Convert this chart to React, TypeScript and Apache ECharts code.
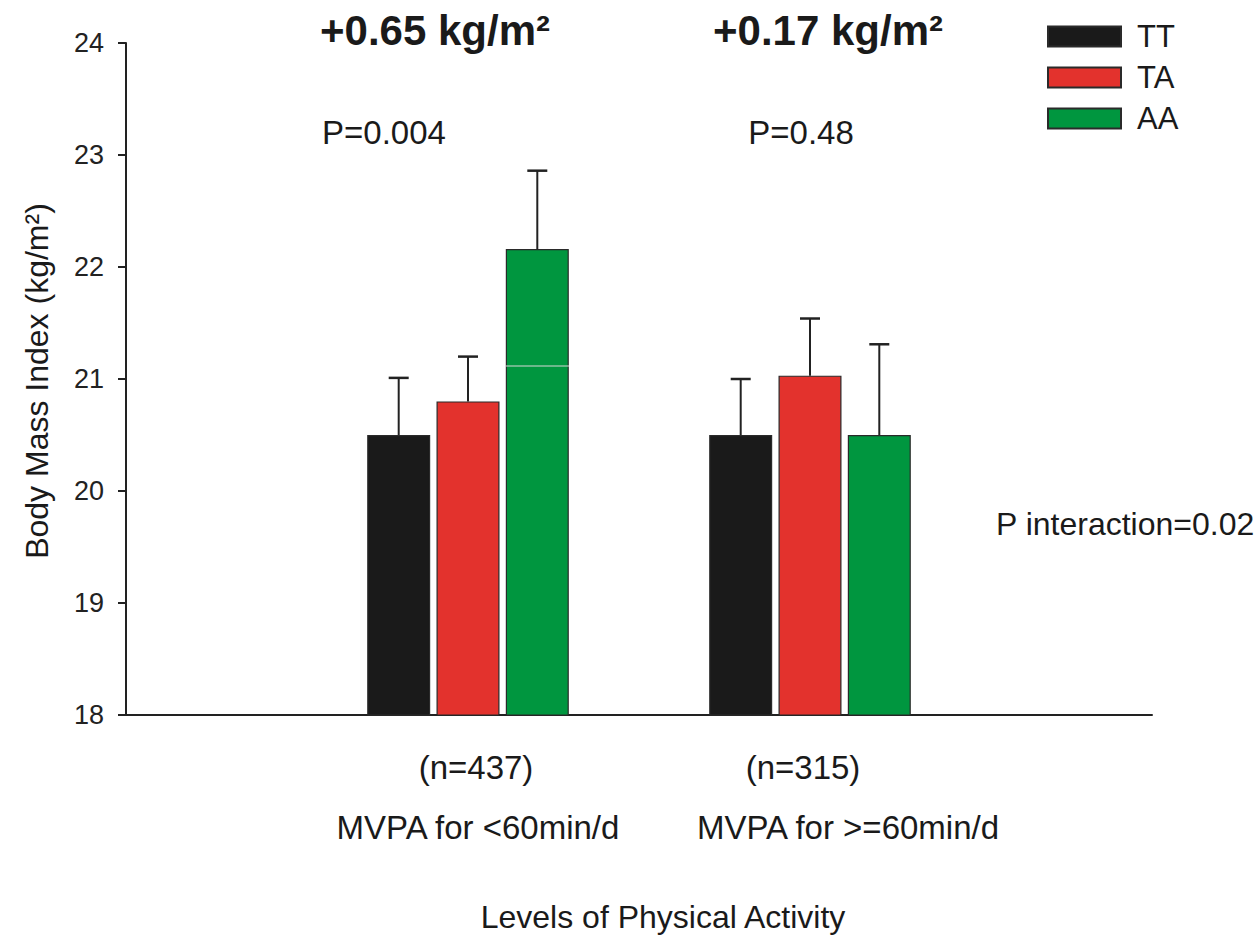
import React, { useEffect, useRef } from "react";
import * as echarts from "echarts";

const categories = ["", "MVPA for <60min/d", "MVPA for >=60min/d", ""];
const genotypes = ["TT", "TA", "AA"];
const colors = ["#1a1a1a", "#e3322d", "#00963f"];

const ttMean = [null, 20.5, 20.5, null];
const taMean = [null, 20.8, 21.03, null];
const aaMean = [null, 22.16, 20.5, null];
const ttUpper = [null, 21.01, 21.0, null];
const taUpper = [null, 21.2, 21.54, null];
const aaUpper = [null, 22.86, 21.31, null];

const yMin = 18;
const yMax = 24;
const yInterval = 1;

const effectLabels = ["+0.65 kg/m²", "+0.17 kg/m²"];
const pLabels = ["P=0.004", "P=0.48"];
const sampleLabels = ["(n=437)", "(n=315)"];
const groupLabels = ["MVPA for <60min/d", "MVPA for >=60min/d"];
const interactionLabel = "P interaction=0.02";
const xTitle = "Levels of Physical Activity";
const yTitle = "Body Mass Index (kg/m²)";

const FONT = "'Liberation Sans', Arial, Helvetica, sans-serif";
const BAR_W = 63;
const GAP = 6.3;

export default function App() {
  const ref = useRef<HTMLDivElement>(null);
  useEffect(() => {
    if (!ref.current) return;
    const chart = echarts.init(ref.current, undefined, { renderer: "svg" });
    const meansAll = [ttMean, taMean, aaMean];
    const uppersAll = [ttUpper, taUpper, aaUpper];

    const barSeries = genotypes.map((g, i) => ({
      name: g,
      type: "bar",
      data: meansAll[i],
      barWidth: BAR_W,
      barGap: "10%",
      clip: true,
      itemStyle: { color: colors[i], borderColor: "#2a2a2a", borderWidth: 1.2 },
      z: 2,
    }));

    const errSeries = genotypes.map((g, i) => {
      const data: any[] = [];
      meansAll[i].forEach((m, k) => {
        if (m != null && uppersAll[i][k] != null) data.push([k, m, uppersAll[i][k]]);
      });
      const offset = (i - 1) * (BAR_W + GAP);
      return {
        name: g + " error",
        type: "custom",
        data,
        encode: { x: 0, y: 2 },
        z: 3,
        renderItem: (params: any, api: any) => {
          const c = api.value(0);
          const base = api.coord([c, api.value(1)]);
          const top = api.coord([c, api.value(2)]);
          const x = base[0] + offset;
          return {
            type: "group",
            children: [
              {
                type: "line",
                shape: { x1: x, y1: base[1], x2: x, y2: top[1] },
                style: { stroke: "#222", lineWidth: 2 },
              },
              {
                type: "line",
                shape: { x1: x - 10, y1: top[1], x2: x + 10, y2: top[1] },
                style: { stroke: "#222", lineWidth: 2.5 },
              },
            ],
          };
        },
      };
    });

    const txt = (text: string, x: number, y: number, size: number, opts: any = {}) => ({
      type: "text",
      x,
      y,
      rotation: opts.rotation || 0,
      z: 10,
      style: {
        text,
        fill: "#1a1a1a",
        font: `${opts.bold ? "bold " : ""}${size}px ${FONT}`,
        align: opts.align || "center",
        verticalAlign: "middle",
      },
    });

    const graphics: any[] = [
      txt(effectLabels[0], 435, 30, 42, { bold: true }),
      txt(effectLabels[1], 828, 30, 42, { bold: true }),
      txt(pLabels[0], 384, 132, 33),
      txt(pLabels[1], 801, 132, 33),
      txt(interactionLabel, 996, 524, 32, { align: "left" }),
      txt(sampleLabels[0], 476, 767, 33),
      txt(sampleLabels[1], 803, 767, 33),
      txt(groupLabels[0], 478, 827, 33),
      txt(groupLabels[1], 848, 827, 33),
      txt(xTitle, 663, 917, 32),
      txt(yTitle, 37, 381, 32, { rotation: Math.PI / 2 }),
      {
        type: "line",
        z: 20,
        shape: { x1: 505, y1: 366, x2: 569, y2: 366 },
        style: { stroke: "#d8d8d8", lineWidth: 1 },
      },
    ];

    chart.setOption({
      animation: false,
      backgroundColor: "#ffffff",
      textStyle: { fontFamily: FONT },
      grid: { left: 126, right: 106, top: 43, bottom: 221, containLabel: false },
      legend: {
        data: genotypes,
        orient: "vertical",
        left: 1042,
        top: 16,
        itemWidth: 73,
        itemHeight: 20,
        itemGap: 10,
        icon: "rect",
        textStyle: { fontSize: 31, color: "#1a1a1a", fontFamily: FONT, padding: [0, 0, 0, 11] },
        selectedMode: false,
      },
      xAxis: {
        type: "category",
        data: categories,
        boundaryGap: false,
        axisTick: { show: false },
        axisLabel: { show: false },
        axisLine: { show: true, lineStyle: { color: "#222", width: 2 } },
        splitLine: { show: false },
      },
      yAxis: {
        type: "value",
        min: yMin,
        max: yMax,
        interval: yInterval,
        axisLine: { show: true, lineStyle: { color: "#222", width: 2 } },
        axisTick: { show: true, inside: false, length: 8, lineStyle: { color: "#222", width: 2 } },
        axisLabel: { fontSize: 27, color: "#222", margin: 22, fontFamily: FONT },
        splitLine: { show: false },
      },
      graphic: graphics,
      series: [...barSeries, ...errSeries],
    });
    return () => chart.dispose();
  }, []);
  return (
    <div
      ref={ref}
      style={{ position: "absolute", left: 0, top: 0, width: 1258, height: 936 }}
    />
  );
}
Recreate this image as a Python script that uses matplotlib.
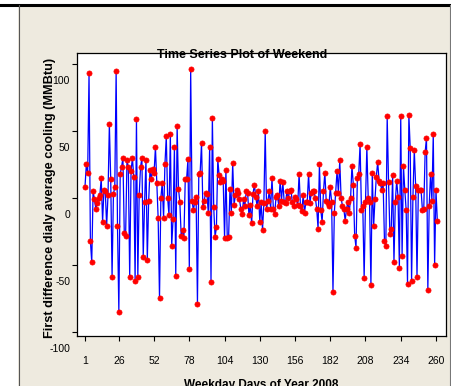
import numpy as np
import matplotlib
matplotlib.use("Agg")
import matplotlib.pyplot as plt
import matplotlib.transforms as mtrans
from matplotlib.lines import Line2D
from matplotlib.patches import Rectangle

# first difference values in chunks of weekdays
vals_001_041 = [8, 25, 19, 93, -32, -48, 5, -1, -8, -4, 0, 2, 15, -18, 6, 5, -21, 2, 55, 14,
                -59, 3, 8, 95, -21, -85, 18, 23, 30, -26, -28, 28, 23, -59, 20, 30, 16, -62, 59, -59, 2]
vals_042_085 = [23, 30, -44, -3, 28, -46, -2, 21, 14, 22, 19, 38, 11, -15, -75, 0, 11, -15, 25, 46,
                0, -13, 48, -36, -16, 38, -58, 54, 7, -3, -28, -24, -30, 14, 14, 29, -53, 96, -2, -9,
                -3, 1, -79, 18]
vals_086_130 = [19, 41, -7, -2, 4, 3, -11, 38, -63, 60, -7, -29, -22, 29, 17, 12, 14, 13, -30, 21,
                -30, -29, 7, -11, 26, -5, 2, 6, 4, -1, -8, -12, -1, -6, 5, 4, -13, -5, -19, 3,
                10, 1, -6, 5, -18]
vals_131_174 = [-3, -24, -4, 50, -8, -2, 5, -8, 15, -8, -12, 1, 2, -6, 13, -2, 12, -3, -4, 5,
                0, 5, 6, -3, -6, 1, -1, -5, 18, -6, -10, 2, -11, -3, -3, 18, -4, 4, 5, 5,
                0, -8, -23, 25]
vals_175_217 = [-9, -18, 5, 19, -2, -4, -6, 8, -3, -70, -11, 4, 20, 4, 28, 0, -6, -8, -17, -8,
                -3, -11, 0, 24, 10, -28, -37, 15, 18, 40, -9, -6, -60, -3, 38, 0, -3, -65, 19, -21,
                -1, 16, 27]
vals_218_261 = [13, 11, 6, 11, -32, -36, 61, 12, -27, -23, 17, -48, -3, 13, 1, -52, 61, -43, 24, 6,
                -9, -64, 62, 37, -62, 1, 36, 9, -59, 6, 6, 6, -9, -8, 34, 45, -69, -6, 18, -2,
                48, -50, 6, -17]

x_ticks = [1, 26, 52, 78, 104, 130, 156, 182, 208, 234, 260]
y_ticks = [-100, -50, 0, 50, 100]

values = np.array(vals_001_041 + vals_042_085 + vals_086_130 +
                  vals_131_174 + vals_175_217 + vals_218_261)
days = np.arange(1, len(values) + 1)

plt.rcParams['axes.unicode_minus'] = False
fam = ['Liberation Sans', 'DejaVu Sans']
bg = '#EEEADF'

fig = plt.figure(figsize=(4.51, 3.86), dpi=100, facecolor=bg)

# white strips + frame lines of the screenshot
fig.patches.append(Rectangle((0, 0), 18 / 451, 1, transform=fig.transFigure,
                             facecolor='white', edgecolor='none', zorder=0))
fig.patches.append(Rectangle((0, 1 - 4 / 386), 1, 4 / 386, transform=fig.transFigure,
                             facecolor='white', edgecolor='none', zorder=0))
fig.lines.append(Line2D([0, 1], [1 - 5 / 386, 1 - 5 / 386], transform=fig.transFigure,
                        color='black', lw=2.2))
fig.lines.append(Line2D([18.5 / 451, 18.5 / 451], [0, 1 - 5 / 386], transform=fig.transFigure,
                        color='#555555', lw=0.8))
fig.lines.append(Line2D([449.5 / 451, 449.5 / 451], [0, 1 - 5 / 386], transform=fig.transFigure,
                        color='#777777', lw=0.8))

ax = fig.add_axes([76.7 / 451, 1 - 336 / 386, (446 - 76.7) / 451, (336 - 53) / 386])
ax.set_facecolor('white')

ax.plot(days, values, color='#0000FF', lw=0.9, zorder=2)
ax.plot(days, values, 'o', color='#FF0000', ms=3.7, mec='#FF0000', mew=0.5, zorder=3)

ax.set_xlim(-5.1, 267.4)
ax.set_ylim(-103, 108.2)
ax.set_xticks(x_ticks)
ax.set_yticks(y_ticks)
ax.tick_params(axis='both', direction='out', length=3.3, width=0.8, color='black',
               labelsize=7.5)
ax.tick_params(axis='x', pad=11)
ax.tick_params(axis='y', pad=1.5)
for lab in ax.get_xticklabels() + ax.get_yticklabels():
    lab.set_family(fam)

# the y labels sit lower than their ticks in the original
shift = mtrans.ScaledTranslation(0, -16 / 100, fig.dpi_scale_trans)
for lab in ax.get_yticklabels():
    lab.set_transform(lab.get_transform() + shift)

for s in ax.spines.values():
    s.set_linewidth(0.9)
    s.set_color('black')

fig.text(242 / 451, 1 - 55 / 386, 'Time Series Plot of Weekend', ha='center', va='center',
         fontsize=9, fontweight='bold', family=fam, zorder=5)
fig.text(50 / 451, 1 - 198 / 386, 'First difference dialy average cooling (MMBtu)',
         rotation=90, ha='center', va='center', fontsize=9.2, fontweight='bold', family=fam)
fig.text(261 / 451, 1 - 385 / 386, 'Weekday Days of Year 2008', ha='center', va='center',
         fontsize=8.5, fontweight='bold', family=fam)

fig.savefig('out.png', dpi=100, facecolor=bg)
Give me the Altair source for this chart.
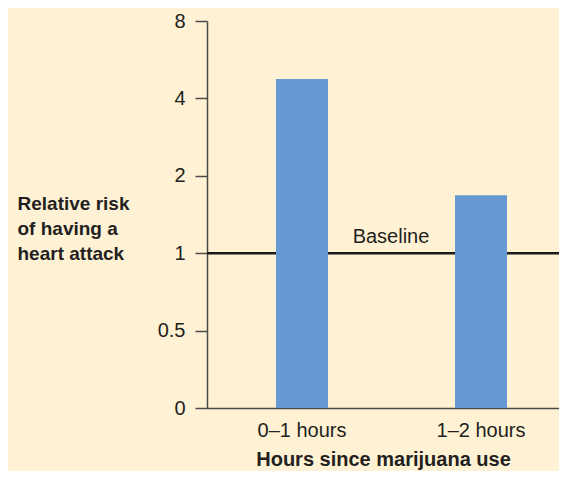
import altair as alt
import pandas as pd

categories = ["0–1 hours", "1–2 hours"]
risk = [4.76, 1.68]
tick_values = [0.25, 0.5, 1, 2, 4, 8]
baseline_value = [1.0]
baseline_label = ["Baseline"]

df = pd.DataFrame({"hours": categories, "risk": risk})
base_df = pd.DataFrame({"risk": baseline_value, "label": baseline_label})

FONT = "Liberation Sans"
W, H = 352, 387
AXIS_COLOR = "#4a4a4a"
TEXT_COLOR = "#231f20"

y_scale = alt.Scale(type="log", base=2, domain=[0.25, 8])
x_scale = alt.Scale(type="band", domain=categories, paddingInner=0.5,
                    paddingOuter=0.2333, align=0.602)

y_axis = alt.Axis(
    values=tick_values,
    format="~g",
    labelExpr="datum.value == 0.25 ? '0' : datum.label",
    title=["Relative risk", "of having a", "heart attack"],
    titleAngle=0,
    titleAlign="left",
    titleBaseline="alphabetic",
    titleX=-190,
    titleY=188,
    titleFontWeight="bold",
    titleFontSize=19,
    titleLineHeight=25,
    titleFont=FONT,
    titleColor=TEXT_COLOR,
    labelFont=FONT,
    labelFontSize=20,
    labelColor=TEXT_COLOR,
    labelPadding=10,
    tickSize=12,
    tickColor=AXIS_COLOR,
    tickWidth=1.5,
    domainColor=AXIS_COLOR,
    domainWidth=1.5,
    grid=False,
)

x_axis = alt.Axis(
    title="Hours since marijuana use",
    titleFontWeight="bold",
    titleFontSize=20,
    titleFont=FONT,
    titleColor=TEXT_COLOR,
    titlePadding=9,
    labelFont=FONT,
    labelFontSize=20,
    labelColor=TEXT_COLOR,
    labelAngle=0,
    labelPadding=12,
    ticks=False,
    domainColor=AXIS_COLOR,
    domainWidth=1.5,
    grid=False,
)

rule = alt.Chart(base_df).mark_rule(color="#1a1a1a", strokeWidth=2.5).encode(
    y=alt.Y("risk:Q", scale=y_scale, axis=y_axis)
)

label = alt.Chart(base_df).mark_text(
    font=FONT, fontSize=20, color=TEXT_COLOR, dy=-16, align="center"
).encode(
    y=alt.Y("risk:Q", scale=y_scale),
    x=alt.value(184),
    text="label:N",
)

bars = alt.Chart(df).mark_bar(color="#6699D3", size=52).encode(
    x=alt.X("hours:N", scale=x_scale, sort=categories, axis=x_axis),
    y=alt.Y("risk:Q", scale=y_scale, axis=y_axis),
    y2=alt.datum(0.25),
)

chart = alt.layer(rule, bars, label).properties(
    width=W,
    height=H,
    background="#FFF2D4",
    padding={"left": 199, "top": 13, "right": 0, "bottom": 63},
    autosize=alt.AutoSizeParams(type="none"),
).configure_view(stroke=None)

chart.save("out.html", embed_options={"renderer": "svg", "actions": False})
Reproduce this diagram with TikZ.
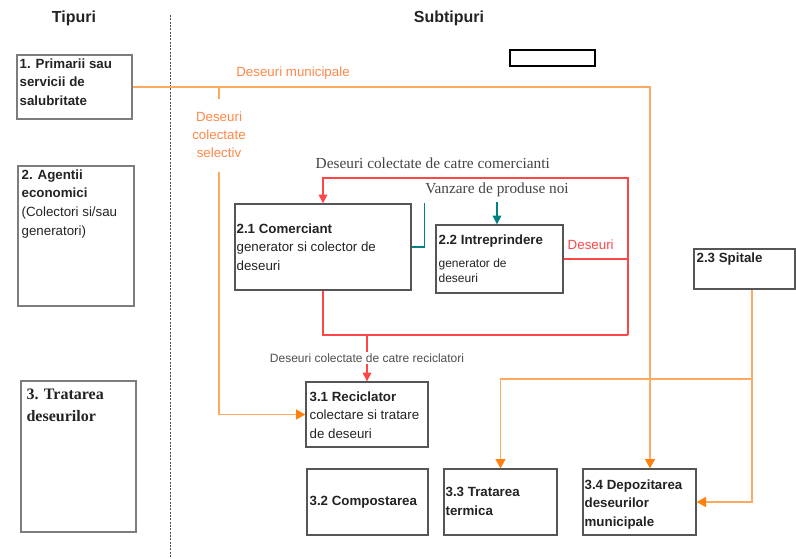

[Work instructions]: Which lines in the data above contain "this"? Show each one.

[Response]:
Convert this chart to React, TypeScript and Apache ECharts code.
Recreate this image as a Python script that uses matplotlib.
Give me the Altair source for this chart.
Reproduce this diagram with TikZ.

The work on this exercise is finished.